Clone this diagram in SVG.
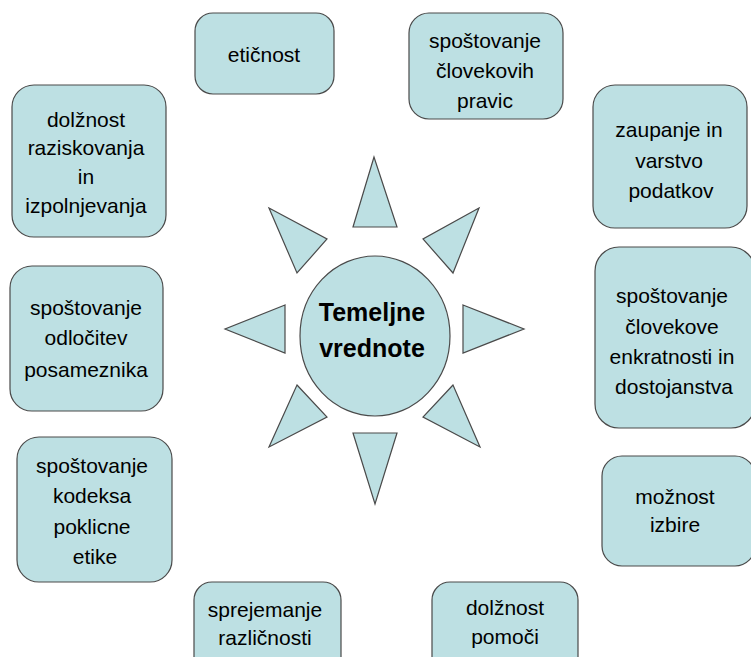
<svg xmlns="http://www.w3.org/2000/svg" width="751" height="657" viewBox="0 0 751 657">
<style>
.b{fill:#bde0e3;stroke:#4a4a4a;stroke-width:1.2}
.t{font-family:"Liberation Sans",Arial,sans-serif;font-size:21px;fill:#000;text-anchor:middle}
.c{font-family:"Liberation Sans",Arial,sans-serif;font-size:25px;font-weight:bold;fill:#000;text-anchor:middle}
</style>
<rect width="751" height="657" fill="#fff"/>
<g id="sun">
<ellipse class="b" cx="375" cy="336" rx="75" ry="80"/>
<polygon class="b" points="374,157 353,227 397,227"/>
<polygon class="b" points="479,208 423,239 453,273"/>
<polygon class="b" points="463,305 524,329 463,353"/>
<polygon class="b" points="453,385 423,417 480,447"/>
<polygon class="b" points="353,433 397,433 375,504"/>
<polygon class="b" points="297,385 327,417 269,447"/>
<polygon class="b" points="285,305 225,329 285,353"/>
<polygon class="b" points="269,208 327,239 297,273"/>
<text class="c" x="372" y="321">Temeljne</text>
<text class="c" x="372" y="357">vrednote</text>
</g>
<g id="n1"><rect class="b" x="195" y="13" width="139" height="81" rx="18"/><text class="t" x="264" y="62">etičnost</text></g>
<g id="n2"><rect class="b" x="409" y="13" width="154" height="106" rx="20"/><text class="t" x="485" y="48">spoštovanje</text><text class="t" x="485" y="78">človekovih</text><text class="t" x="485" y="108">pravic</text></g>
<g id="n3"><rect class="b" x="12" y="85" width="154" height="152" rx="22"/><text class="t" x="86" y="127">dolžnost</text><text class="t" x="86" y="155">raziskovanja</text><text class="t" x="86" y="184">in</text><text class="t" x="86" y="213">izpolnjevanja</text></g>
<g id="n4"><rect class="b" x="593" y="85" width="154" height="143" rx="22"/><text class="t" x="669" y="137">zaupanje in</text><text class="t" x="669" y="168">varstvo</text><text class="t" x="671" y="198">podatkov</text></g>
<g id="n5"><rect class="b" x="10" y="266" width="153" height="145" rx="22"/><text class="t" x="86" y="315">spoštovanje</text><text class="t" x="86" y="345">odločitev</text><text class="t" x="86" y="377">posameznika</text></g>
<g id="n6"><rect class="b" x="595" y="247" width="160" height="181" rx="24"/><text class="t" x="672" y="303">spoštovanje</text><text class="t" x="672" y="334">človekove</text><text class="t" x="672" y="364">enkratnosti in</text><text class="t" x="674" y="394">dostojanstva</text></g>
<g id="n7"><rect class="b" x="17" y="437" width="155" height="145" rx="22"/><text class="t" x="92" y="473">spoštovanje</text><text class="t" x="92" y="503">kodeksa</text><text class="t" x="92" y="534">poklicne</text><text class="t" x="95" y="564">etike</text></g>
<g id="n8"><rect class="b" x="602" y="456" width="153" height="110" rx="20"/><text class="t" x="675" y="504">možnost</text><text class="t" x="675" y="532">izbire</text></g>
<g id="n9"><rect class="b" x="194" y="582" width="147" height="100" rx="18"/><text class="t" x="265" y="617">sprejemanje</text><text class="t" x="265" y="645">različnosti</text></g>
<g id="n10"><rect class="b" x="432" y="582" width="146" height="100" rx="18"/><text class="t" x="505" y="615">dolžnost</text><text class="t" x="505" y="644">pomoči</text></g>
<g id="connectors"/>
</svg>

== The exercise ==
Transcribe the whole listing exactly. Pictures stay out of your copy.

== The output ==
Clone this diagram in SVG.
<svg xmlns="http://www.w3.org/2000/svg" width="751" height="657" viewBox="0 0 751 657">
<style>
.b{fill:#bde0e3;stroke:#4a4a4a;stroke-width:1.2}
.t{font-family:"Liberation Sans",Arial,sans-serif;font-size:21px;fill:#000;text-anchor:middle}
.c{font-family:"Liberation Sans",Arial,sans-serif;font-size:25px;font-weight:bold;fill:#000;text-anchor:middle}
</style>
<rect width="751" height="657" fill="#fff"/>
<g id="sun">
<ellipse class="b" cx="375" cy="336" rx="75" ry="80"/>
<polygon class="b" points="374,157 353,227 397,227"/>
<polygon class="b" points="479,208 423,239 453,273"/>
<polygon class="b" points="463,305 524,329 463,353"/>
<polygon class="b" points="453,385 423,417 480,447"/>
<polygon class="b" points="353,433 397,433 375,504"/>
<polygon class="b" points="297,385 327,417 269,447"/>
<polygon class="b" points="285,305 225,329 285,353"/>
<polygon class="b" points="269,208 327,239 297,273"/>
<text class="c" x="372" y="321">Temeljne</text>
<text class="c" x="372" y="357">vrednote</text>
</g>
<g id="n1"><rect class="b" x="195" y="13" width="139" height="81" rx="18"/><text class="t" x="264" y="62">etičnost</text></g>
<g id="n2"><rect class="b" x="409" y="13" width="154" height="106" rx="20"/><text class="t" x="485" y="48">spoštovanje</text><text class="t" x="485" y="78">človekovih</text><text class="t" x="485" y="108">pravic</text></g>
<g id="n3"><rect class="b" x="12" y="85" width="154" height="152" rx="22"/><text class="t" x="86" y="127">dolžnost</text><text class="t" x="86" y="155">raziskovanja</text><text class="t" x="86" y="184">in</text><text class="t" x="86" y="213">izpolnjevanja</text></g>
<g id="n4"><rect class="b" x="593" y="85" width="154" height="143" rx="22"/><text class="t" x="669" y="137">zaupanje in</text><text class="t" x="669" y="168">varstvo</text><text class="t" x="671" y="198">podatkov</text></g>
<g id="n5"><rect class="b" x="10" y="266" width="153" height="145" rx="22"/><text class="t" x="86" y="315">spoštovanje</text><text class="t" x="86" y="345">odločitev</text><text class="t" x="86" y="377">posameznika</text></g>
<g id="n6"><rect class="b" x="595" y="247" width="160" height="181" rx="24"/><text class="t" x="672" y="303">spoštovanje</text><text class="t" x="672" y="334">človekove</text><text class="t" x="672" y="364">enkratnosti in</text><text class="t" x="674" y="394">dostojanstva</text></g>
<g id="n7"><rect class="b" x="17" y="437" width="155" height="145" rx="22"/><text class="t" x="92" y="473">spoštovanje</text><text class="t" x="92" y="503">kodeksa</text><text class="t" x="92" y="534">poklicne</text><text class="t" x="95" y="564">etike</text></g>
<g id="n8"><rect class="b" x="602" y="456" width="153" height="110" rx="20"/><text class="t" x="675" y="504">možnost</text><text class="t" x="675" y="532">izbire</text></g>
<g id="n9"><rect class="b" x="194" y="582" width="147" height="100" rx="18"/><text class="t" x="265" y="617">sprejemanje</text><text class="t" x="265" y="645">različnosti</text></g>
<g id="n10"><rect class="b" x="432" y="582" width="146" height="100" rx="18"/><text class="t" x="505" y="615">dolžnost</text><text class="t" x="505" y="644">pomoči</text></g>
<g id="connectors"/>
</svg>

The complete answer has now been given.